巨大彗星メノラーが地球に接近するにおよび、天体間に起る潮汐力により、地球の自転が大きく狂わされ始める。そして大きく地球が傾くや、そのまま極が逆転し、凄まじい地殻変動が全世界を襲ったのである。(事実、ポールワンダリングが起こり、この時太陽は西から昇っている)
エジプトの賢者イプウァーは記録の中で、街は壊滅し、上エジプトは廃墟になってしまったとしている。さらに多くのエジプト人が家の下敷きになって死に、瓦礫の山の中から生き残った者の泣き叫ぶ声が轟いたという。当時のエジプト人の家屋は、王族や貴族のような身分の高い者は、石のブロックを積み重ねた二階建て、あるいはそれ以上の家に住み、普通のエジプト人でも煉瓦造りの家に住んでいた。そのため、激しい地震には耐えられず、一瞬にして倒壊の憂き目を見るのである。しかし、古代イスラエル人の家屋は、粘土造りで平屋だったため、煉瓦や石造りの建物に比べて弾力性に富んでいた。それで、古代イスラエル人の中で死んだ者は出なかったが、エジプト人の家ではすべての初子が死んだとされている。
「真夜中になって、主はエジプトの国ですべての初子を撃たれた。王位に座しているファラオの初子から牢獄に繋がれている捕虜の初子まで、また家畜の初子も悉く撃たれた」((出エジプト記」第12章29節)
ラビの知識書「ミドラシュ」にも、エジプトで起きたバラドの災いの事を、隕石と火災と地震と表現し、エジプト最後の夜は、夏至の正午のごとく明るかったと記述している。これは巨大彗星メノラーの姿こそ見られなかったが、あまりの巨大さに凄まじいい光が雲を通して地上に降り注いだことを表している。
モーセたち古代イスラエル人は、翌朝、エジプトを脱出した。天変地異は天空を猛烈な西風の吹き荒れる世界にしていた。やがて紅海に面した海岸に到着したモーセたち一行は、背後から襲うためにファラオが差し向けた戦車軍団の轟きに恐怖する。しかし、その時の様子を「ミドラシュ」はこう述べる。海面は2500キロの高さまで盛り上がり、地上のすべての住民から見えた。一方「旧約聖書」にも、神はエジプトの地と、ゾアンの野で奇しき御業を彼らの先祖の前に行われた。

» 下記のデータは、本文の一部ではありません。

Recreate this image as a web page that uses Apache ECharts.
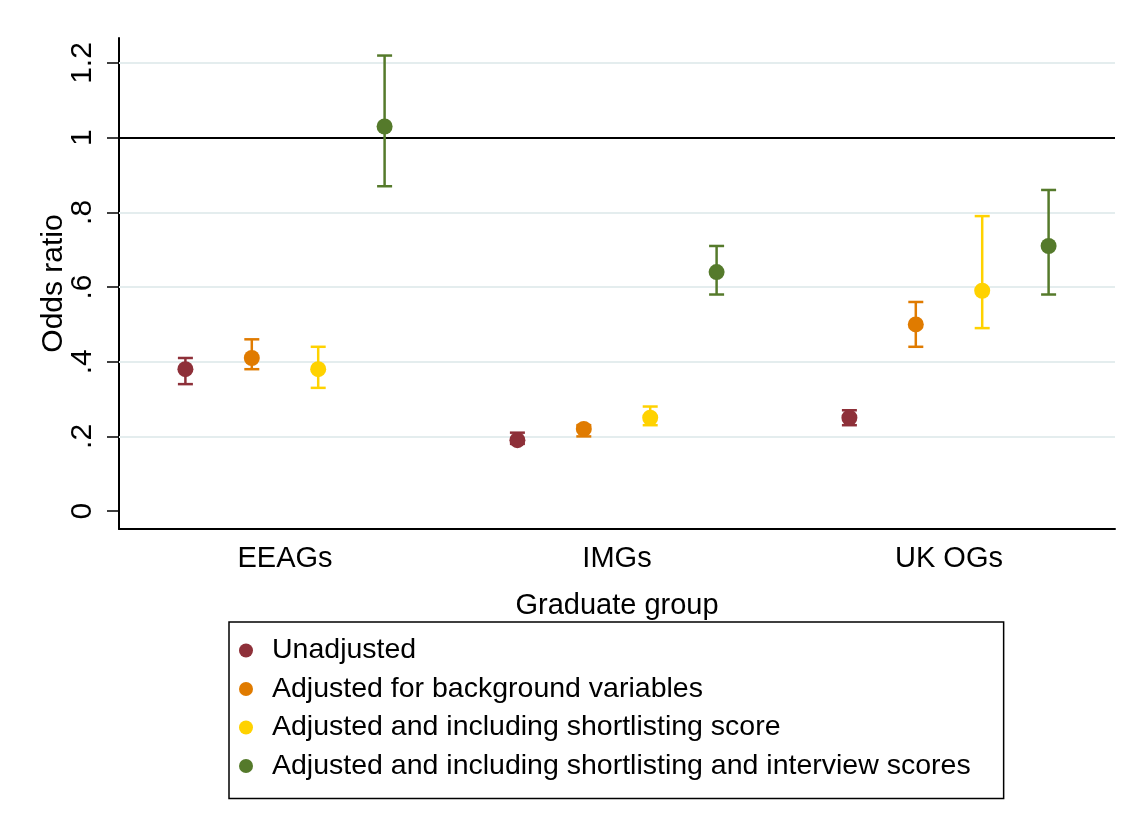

彼は海を分けて彼らを通らせ、水を立たせて山のようにされたと記述されている。潮の満ち引きや海水面の上昇は、太陽と月の引力によって引き起こされる現象である。それが、地球とほぼ同じ質量の天体が異常接近した場合は、通常の比ではない。海洋の水を数千キロも盛り上げるだろう。巨大彗星メノラーも、地球上の海水を自分の方へひきつけたことは確かである。そのため、紅海の水は瞬く間に消え失せたが、底を露わにしてしまったとヴェリコフスキーは指摘している。さらに、巨大な天体同士の超接近時に、凄まじい大放電が発生する。巨大彗星メノラーとの潮汐力で盛り上がった海洋の水も、この大放電を最後に一挙に崩れ去り、紅海に膨大な海水が壁となって戻ってくることになった。そのため、モーセたちを追って紅海に突入したエジプトの戦車軍団は、一瞬にして凄まじい海水に呑み込まれてしまった。地球が巨大彗星の放つガスの尾の中を通過する間、自転は乱れ、天体としての軌道上の運動も狂った。しかし、暗黒の雲から脱出した東半球の人々の目に飛び込んできたものは、燃え盛る真っ赤な巨大彗星の頭部だった。地球に超接近し過ぎた為、彗星の大球は一度軌道を外れて後退し、地球の軌道上を移動したが、6日後に再び接近を開始する。
巨大彗星メノラーは地球に超接近し、凄まじい大カタストロフィーを地球に起こして自らも地球の潮汐作用を受けて、やがて別の軌道へと遠ざかり始めた。